Posted: June 16, 2023 by datechguy in economy, gaming
Tags: , , , ,

My son sent me this link concerning a kickstarter campaign here is a screen shot of it’s progress:

With 15 days to go this project is funded nearly 5x beyond what it needs.

Of course in fairness the original Groo dice game was not only hilarious but easy and fun to play so a revival makes sense. I still have my copy from when I owned a comic book store in the 1980’s I remember it fondly and highly recommend it. Based on the response there are plenty of other people who think the same so I suspect this will be a moneymaker for Steve Jackson games.

On the other hand there are some investments that simply don’t pay off:

Those are fully stocked store shelves of this merchandise, as if no one had touched them for weeks. Nobody wanted a Pride chew toy for their pet, nobody wanted Pride children’s wear, or transgender-themed children’s toys (I had to look up what Kidd Kenn was in the blue and pink box on the last in the sequence — a rap star), nobody wanted a Pride baking kit, nobody wanted LGBTQ+-themed liquor, or LGBTQ+ cups to put them in. Notice that the liquor is already on sale. Nobody wanted rainbow kid boots.

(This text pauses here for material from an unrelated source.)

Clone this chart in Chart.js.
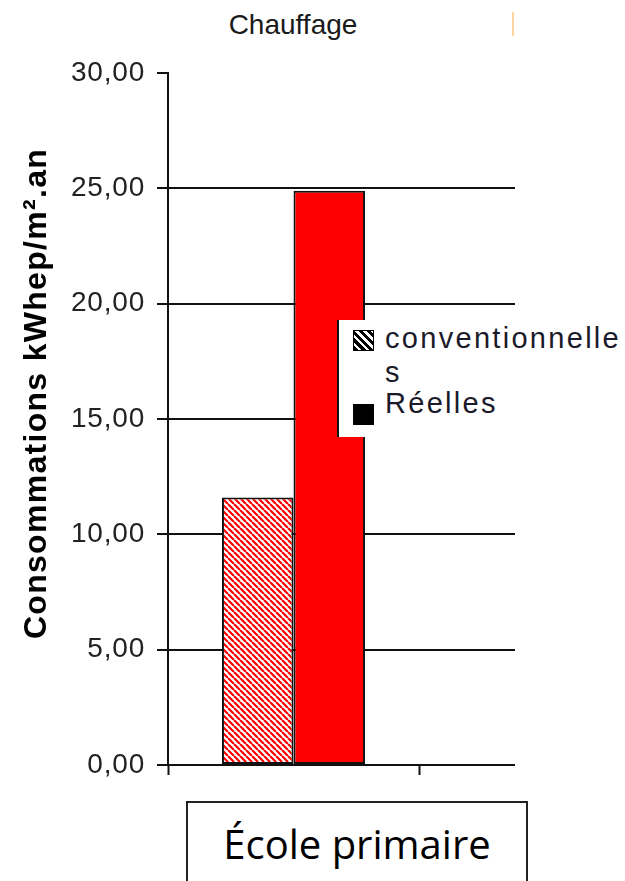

That’s shelf space that could have been used for merchandise that people wanted to buy, and in retail, efficient use of shelf space for things that sell is the name of the game. They pay people to determine those things. These items at Target Kearny Mesa were all displayed prominently at the front of the store, no back of the store decision for them. You’ve heard of “dead-naming”? Well, this was “dead-spacing.”

UnexpectedlyTM of course.

The reality is that both of these items are dealing with a niche market. The difference is that the makers of the Groo game aren’t pretending that their market is bigger than it is so they will show a profit. These guys at Target, not so much.